Social media users rave about them and many people in Japan take rail operators’ obsessive dedication to arrive and depart on time for granted.
But sometimes that punctuality comes with a price — especially if you’re a train operator caught up in Japan’s efficient transport web.
Take the case of a Shinkansen bullet train driver who left the cockpit to use the bathroom on May 16. This isn’t your typical work break — he did so while the train ran at 150 kilometers per hour (90 mph) with some 160 passengers on board.
The 36-year-old driver was only out of the Hikari No. 633 train’s cockpit for around three minutes. He asked a conductor, who wasn’t licensed to drive the train, to mind it in his absence at around 8:15 a.m. Japan local time as the train cruised between Atami station and Mishima station in Shizuoka Prefecture, Central Japan Railway Co. (JR Central), told CNN Travel.
Train conductors handle getting people on and off the trains and other tasks, but they don’t actually drive. As a result, both employees are in trouble.
The driver later apologized, saying his prolonged toilet break was the result of abdominal pain. He added that he hadn’t stopped the train at the nearest station because he didn’t want to cause a delay.
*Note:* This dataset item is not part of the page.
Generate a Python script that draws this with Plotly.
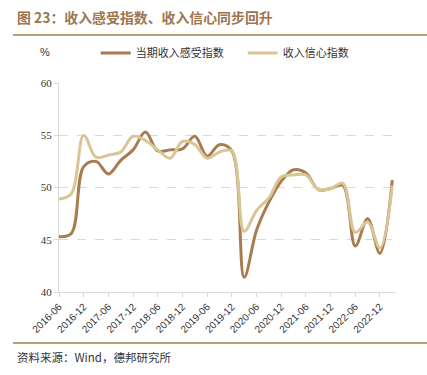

JR Central has issued an official apology and reported the incident to the Ministry of Land, Infrastructure, Transport and Tourism. The company added that it will be reinforcing rules and awareness of best practices among its staffers and is considering disciplining the driver and conductor.
According to JR Central, which operates the government-owned Tokaido Shinkansen Line connecting Tokyo and Shin-Osaka, this is the first time a bullet train driver vacated the cockpit of a moving train while there were passengers on board.
Apologies of this nature aren’t new in Japan.
Back in 2018, a train left a station 25 seconds before its scheduled departure time, after its conductor couldn’t spot anyone on the platform, according to local media reports. That rogue action spurred Japan’s national railway to condemn the driver’s actions as “inexcusable” and to apologize for causing “great inconvenience.”
A year before that, a Tsukuba Express conductor triggered a similar apology after he departed 20 seconds early, causing head-scratching and comparisons of train networks worldwide from perplexed commuters.
“Meanwhile in Japan, Tsukuba Express line offers and an official apology for leaving 20 seconds early, perhaps UK rail operators need to take a trip out to Japan?” wrote one Twitter user.
Another user tweeted: “Dhaka Metro would have to open an another department just to apologize all the time.”
So why the need for profuse apologies? Because Japan, a country that prides itself on its discipline and orderliness, places that same pressure to be punctual on train staff.
And it has benefits: the average annual delay for the Tokaido line bullet train is less than 60 seconds. Those high standards have even inspired other countries to look to the country to see if they can apply learnings from Japan to their rail networks.
But there are rare instances when things can go wrong.
In 2005, a rush-hour commute train derailed in Hyogo prefecture after it pushed its speed limits to arrive on schedule. The deadly crash claimed the lives of over 100 people and prompted a rail union leader to argue that train drivers in Japan whose mistakes cause delays of as little as a minute are punished in various ways, like being forced to write meaningless reports — in a move that places efficiency before safety.
Such unspoken pressures reveal that operating like clockwork can also, on some occasions, prove fatal.